The New Zealand approach is driven by a desire to have a set of data protection rules which apply across the board to a wide range of public registers. Through the application of general public register privacy principles, which apply as a supplement to general information privacy principles, it is hoped to address the privacy challenges more generally and more quickly than awaiting reform of hundreds of provisions in individual public register laws.
CONCLUSION
Public register privacy problems are difficult to address - but not impossible. A strategy to address privacy risks arising from public registers should be guided by, and be consistent with, the approach taken in general data protection law in any jurisdiction. However, it is unlikely that general data protection laws will sit comfortably with completely open public registers. Some tailoring of a data protection law, whether by limiting its general application or by including additional special controls for registers, is probably desirable. Data protection laws having limited application to public registers will work satisfactorily but be ineffective in solving privacy challenges.

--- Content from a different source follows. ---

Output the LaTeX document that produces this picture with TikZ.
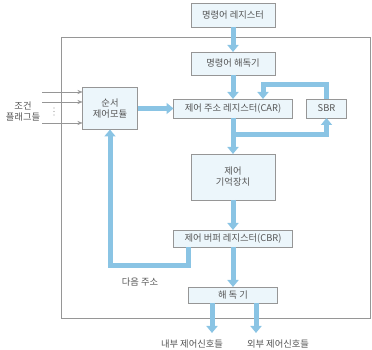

Probably the most effective solution is to establish a general set of supplementary rules applying to public registers to work in conjunction with limited application of general data protection law and an on-going process of reform of the laws underpinning particular registers.
Blair Stewart
Assistant Commissioner
APPENDIX: EXTRACTS FROM NEW ZEALAND PRIVACY ACT 1993
PUBLIC REGISTER PRIVACY PRINCIPLES
Incorporating proposed amendments and additions
PRINCIPLE 1
Search references
Personal information is to be made available from a public register only by search references that are consistent with the manner in which the register is indexed or organised and with the purpose of the register.
PRINCIPLE 2
Use of information from public registers
Personal information obtained from a public register must not be:
(a) re-sorted; or
(b) combined with personal information obtained from any other public register:
for the purpose of making available for valuable consideration personal information assembled in a form in which that personal information could not be obtained directly from the register.
PRINCIPLE 3
Electronic transmission of personal information from register
Personal information in a public register must not be made available by means of electronic transmission, unless the purpose of the transmission is to make the information available to a member of the public in New Zealand who wishes to search the register.
PRINCIPLE 4
Charging for access to public register
Personal information on a public register must be made available to the individual concerned for no charge or for no more than a reasonable charge.
PRINCIPLE 5
Bulk disclosures of information from public register
Personal information containing an individual's name, together with the individual's address or telephone number, must not be made available from a public register on a volume or bulk basis unless this is consistent with the purpose for which the register is maintained.
PRINCIPLE 6
Personal safety or harassment
(1) Where practicable, personal information revealing an individual's whereabouts should not be stored in a part of a register generally accessible to the public where it is shown, on an application by the individual to the agency maintaining the register, that the individual's safety or that of the individual's family, would be put at risk through the disclosure of the information.
(2) An agency maintaining a public register must have reasonable procedures to invite, evaluate and determine applications by individuals whose personal safety may be put at risk by disclosure.
(3) It is an exception to clause (1) of this principle where other appropriate safeguards are taken to ensure that the information is not disclosed to the public for purposes unrelated to the purposes for which the information was collected or obtained.